2. Strategic Shot Selection
Hit shots to engage and include your partner in the point. I have played matches where I was the one always getting the ball and times when I rarely got the ball. This is often related to shot selection. Utilizing basic shots strategically can engage your partner in points. Returning the ball deep down the line allows your partner to step over and poach that next shot. Cross court dinking is a great way to engage your partner in the point. However, make sure you change up your dinking (short, deep, middle, wide). This increases the odds that your opponent might pop up the ball a little or hit closer to your partner and create an opportunity to hit the ball in the air. If your opponents are locked in at the net on the non-volley zone line, throwing up a lob can open up the court and give you and your partner more opportunities. The art of doubles is similar to chess. One of my favorite parts of pickleball is not about hitting the winner, its hitting the shot before or even three shots before that creates the opportunity for the winner.

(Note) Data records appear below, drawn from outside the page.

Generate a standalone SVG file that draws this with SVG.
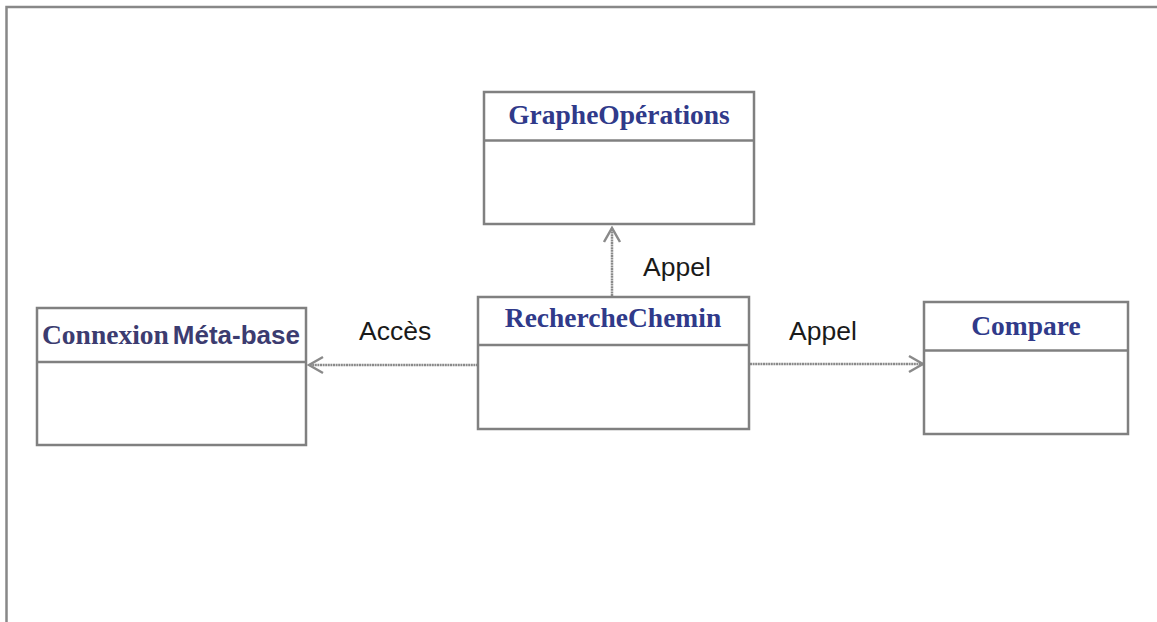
<svg xmlns="http://www.w3.org/2000/svg" width="1157" height="622" viewBox="0 0 1157 622">
  <style>
    .box { fill: #ffffff; stroke: #808080; stroke-width: 2.5; }
    .div { stroke: #808080; stroke-width: 2.5; }
    .title { font-family: "Liberation Serif", "DejaVu Serif", serif; font-weight: bold; font-size: 27.5px; fill: #303a8a; text-anchor: middle; }
    .sans { font-family: "Liberation Sans", Arial, sans-serif; }
    .label { font-family: "Liberation Sans", Arial, sans-serif; font-size: 26.5px; fill: #1a1a1a; }
    .link { fill: none; stroke: #8a8a8a; stroke-width: 2.5; stroke-dasharray: 2 0.6; }
  </style>
  <defs>
    <marker id="open" viewBox="0 0 18 20" refX="16" refY="10" markerWidth="18" markerHeight="20" markerUnits="userSpaceOnUse" orient="auto">
      <path d="M2,2 L16,10 L2,18" fill="none" stroke="#8a8a8a" stroke-width="2.5"/>
    </marker>
  </defs>
  <rect width="1157" height="622" fill="#ffffff"/>
  <!-- outer frame -->
  <path d="M6.5,622 V7 H1157" fill="none" stroke="#888888" stroke-width="2.5"/>

  <g id="connectors">
    <line class="link" x1="612" y1="296" x2="612" y2="228" marker-end="url(#open)"/>
    <line class="link" x1="478" y1="365" x2="309" y2="365" marker-end="url(#open)"/>
    <line class="link" x1="750" y1="364" x2="923" y2="364" marker-end="url(#open)"/>
    <text class="label" x="643" y="276">Appel</text>
    <text class="label" x="359" y="340">Accès</text>
    <text class="label" x="789" y="340">Appel</text>
  </g>

  <g id="graphe-operations">
    <rect class="box" x="484" y="92" width="270" height="132"/>
    <line class="div" x1="484" y1="140.5" x2="754" y2="140.5"/>
    <text class="title" x="619" y="124">GrapheOpérations</text>
  </g>

  <g id="connexion-meta-base">
    <rect class="box" x="37" y="308" width="269" height="137"/>
    <line class="div" x1="37" y1="362" x2="306" y2="362"/>
    <text class="title" x="42" y="344" style="text-anchor:start; fill:#3c3c70;">Connexion<tspan class="sans" dx="4" style="font-size:26px;">Méta-base</tspan></text>
  </g>

  <g id="recherche-chemin">
    <rect class="box" x="478" y="297" width="271" height="132"/>
    <line class="div" x1="478" y1="345" x2="749" y2="345"/>
    <text class="title" x="613" y="327">RechercheChemin</text>
  </g>

  <g id="compare">
    <rect class="box" x="924" y="302" width="204" height="132"/>
    <line class="div" x1="924" y1="350.5" x2="1128" y2="350.5"/>
    <text class="title" x="1026" y="335">Compare</text>
  </g>
</svg>
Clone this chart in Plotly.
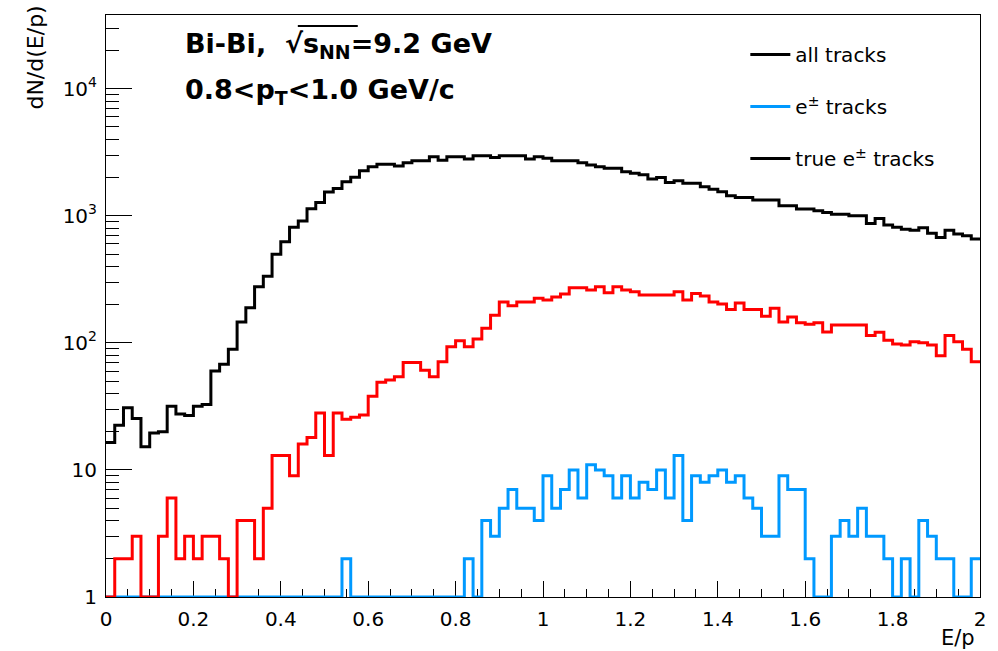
import numpy as np
import plotly.graph_objects as go

# binning: 100 bins on E/p in [0, 2]
bin_edges = np.linspace(0.0, 2.0, 101)

all_tracks = [16.4, 22.5, 30.8, 25.4, 15.2, 19.5, 20, 31.7, 27.5, 26.8,
              31.7, 32.7, 60, 68, 89, 146, 189, 276, 335, 499,
              624, 811, 908, 1135, 1274, 1537, 1640, 1850, 2006, 2262,
              2430, 2540, 2540, 2470, 2614, 2711, 2711, 2915, 2740, 2915,
              2915, 2795, 2966, 2966, 2880, 2966, 2966, 2966, 2795, 2915,
              2830, 2711, 2711, 2711, 2614, 2510, 2430, 2361, 2361, 2220,
              2157, 2100, 1950, 2000, 1830, 1890, 1800, 1800, 1690, 1620,
              1545, 1436, 1394, 1394, 1329, 1329, 1329, 1199, 1199, 1129,
              1129, 1094, 1062, 1030, 1030, 1000, 1000, 871, 953, 845,
              811, 785, 771, 805, 727, 676, 771, 718, 696, 656]

red_tracks = [1, 2, 2, 3, 1, 1, 3, 6, 2, 3,
              2, 3, 3, 2, 1, 4, 4, 2, 5, 13,
              13, 9, 16, 18, 28, 13, 28, 25, 26, 27,
              38, 49, 51, 54, 70, 70, 61, 54, 71, 93,
              104, 93, 107, 130, 165, 210, 196, 210, 210, 224,
              217, 230, 242, 271, 271, 260, 276, 248, 276, 260,
              252, 238, 238, 238, 238, 252, 217, 245, 234, 210,
              202, 183, 206, 183, 183, 162, 187, 146, 160, 144,
              140, 144, 122, 138, 138, 138, 138, 114, 121, 105,
              98, 96, 102, 100, 96, 79, 114, 102, 89, 71]

blue_tracks = [1, 1, 1, 1, 1, 1, 1, 1, 1, 1,
               1, 1, 1, 1, 1, 1, 1, 1, 1, 1,
               1, 1, 1, 1, 1, 1, 1, 2, 1, 1,
               1, 1, 1, 1, 1, 1, 1, 1, 1, 1,
               1, 2, 1, 4, 3, 5, 7, 5, 5, 4,
               9, 5, 7, 10, 6, 11, 10, 9, 6, 9,
               6, 8, 7, 10, 6, 13, 4, 9, 8, 9,
               10, 8, 9, 6, 5, 3, 3, 9, 7, 7,
               2, 1, 1, 3, 4, 3, 5, 3, 3, 2,
               1, 2, 1, 4, 3, 2, 2, 1, 1, 2]

x_tick_vals = [0, 0.2, 0.4, 0.6, 0.8, 1, 1.2, 1.4, 1.6, 1.8, 2]
x_tick_text = ["0", "0.2", "0.4", "0.6", "0.8", "1", "1.2", "1.4", "1.6", "1.8", "2"]
y_tick_vals = [1, 10, 100, 1000, 10000]
y_tick_text = ["1", "10", "10<sup>2</sup>", "10<sup>3</sup>", "10<sup>4</sup>"]

FONT = "DejaVu Sans, Liberation Sans, Arial, sans-serif"


def step_xy(vals):
    xs = list(bin_edges)
    ys = list(vals) + [vals[-1]]
    return xs, ys


fig = go.Figure()

traces = [
    (all_tracks, "#000000", "all tracks", True, "g1"),
    (blue_tracks, "#0099ff", "e<sup>\u00b1</sup> tracks", True, "g2"),
    (red_tracks, "#ff0000", "true e<sup>\u00b1</sup> tracks", False, "g3"),
]
for vals, color, name, show, grp in traces:
    xs, ys = step_xy(vals)
    fig.add_trace(go.Scatter(x=xs, y=ys, mode="lines", line_shape="hv",
                             line=dict(color=color, width=3), name=name,
                             showlegend=show, legendgroup=grp,
                             cliponaxis=False, hoverinfo="skip"))

# legend entry as shown in the reference (black line)
fig.add_trace(go.Scatter(x=[None], y=[None], mode="lines",
                         line=dict(color="#000000", width=3),
                         name="true e<sup>\u00b1</sup> tracks",
                         legendgroup="g3", showlegend=True))

minor_y = [m * 10 ** k for k in range(0, 5) for m in range(2, 10)]

fig.update_layout(
    width=998, height=651,
    margin=dict(l=106, r=18, t=15, b=54, pad=0),
    paper_bgcolor="white", plot_bgcolor="white",
    font=dict(family=FONT, size=20, color="black"),
    showlegend=True,
    legend=dict(x=0.7315, y=0.9656, xanchor="left", yanchor="top",
                bgcolor="rgba(0,0,0,0)", font=dict(size=20, family=FONT),
                tracegroupgap=23, traceorder="grouped", itemwidth=40),
    xaxis=dict(range=[0, 2], showgrid=False, zeroline=False,
               showline=True, linecolor="black", linewidth=1, mirror=True,
               ticks="inside", ticklen=16, tickwidth=1, tickcolor="black",
               tickmode="array", tickvals=x_tick_vals, ticktext=x_tick_text,
               ticklabelstandoff=4, tickfont=dict(size=20),
               minor=dict(ticks="inside", ticklen=8, tickwidth=1, tickcolor="black",
                          dtick=0.05, showgrid=False),
               layer="below traces"),
    yaxis=dict(type="log", range=[0, 4.58], showgrid=False, zeroline=False,
               showline=True, linecolor="black", linewidth=1, mirror=True,
               ticks="inside", ticklen=26, tickwidth=1, tickcolor="black",
               tickmode="array", tickvals=y_tick_vals, ticktext=y_tick_text,
               ticklabelstandoff=4, tickfont=dict(size=20),
               minor=dict(ticks="inside", ticklen=13, tickwidth=1, tickcolor="black",
                          tickmode="array", tickvals=minor_y, showgrid=False),
               layer="below traces"),
)

annotations = [
    dict(text="<b>Bi-Bi,  \u221as<sub>NN</sub>=9.2 GeV</b>",
         xref="paper", yref="paper", x=0.088, y=0.948, xanchor="left", yanchor="middle",
         showarrow=False, font=dict(size=27, family=FONT)),
    dict(text="<b>0.8<p<sub>T</sub><1.0 GeV/c</b>",
         xref="paper", yref="paper", x=0.088, y=0.868, xanchor="left", yanchor="middle",
         showarrow=False, font=dict(size=27, family=FONT)),
    dict(text="E/p", xref="paper", yref="paper", x=0.997, y=-0.071,
         xanchor="right", yanchor="middle", showarrow=False, font=dict(size=21, family=FONT)),
    dict(text="dN/d(E/p)", xref="paper", yref="paper", x=-0.081, y=1.02,
         xanchor="center", yanchor="top", textangle=-90, showarrow=False,
         font=dict(size=22, family=FONT)),
]
fig.update_layout(annotations=annotations)

# overline of the square root sign
fig.add_shape(type="line", xref="paper", yref="paper",
              x0=(298 - 106) / 874.8, x1=(358 - 106) / 874.8,
              y0=(596.7 - 26) / 581.7, y1=(596.7 - 26) / 581.7,
              line=dict(color="black", width=2))

fig.write_html("out.html")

3. Effectively Utilizing Time Outs
It took me 2 years of playing this sport to truly understand the benefit of time outs. A pickleball game can go by fast. Calling a timeout is a great way to regroup, reconnect, and change the momentum. My timeout philosophy is do it. Trust your gut and call the timeout. I have learned from watching and playing against many great players that often after they lose 2-3 points in a row it is routine for them to take a time out. A timeout can allow you to reestablish good communication with your partner and decide on a strategy for moving forward. Timeouts are best used as an opportunity to leave the past points behind, clear your mind and focus on the next point.
4. Play to Your Strengths
Know your partner’s favorite shots and their strengths. What side of the court are they better on? Are they comfortable with stacking and playing different sides of the court? Do they prefer to dink cross-court or down the line? Do they have an amazing Ernie? Talk to your partner about your strengths and take the time to understand theirs. Considering each other’s strengths is valuable when deciding on your’ strategy for a specific match. Knowing your partner’s strengths allows you to remind them of their strengths when times get tough.
As in life, so it goes in pickleball. Good communication can often be the difference between winning and losing. My longtime pickleball partner Chris often says, “Remember, it’s just pickleball. Hit that ball and let’s have fun!” I could not agree more. Have fun on whatever court you may find yourself.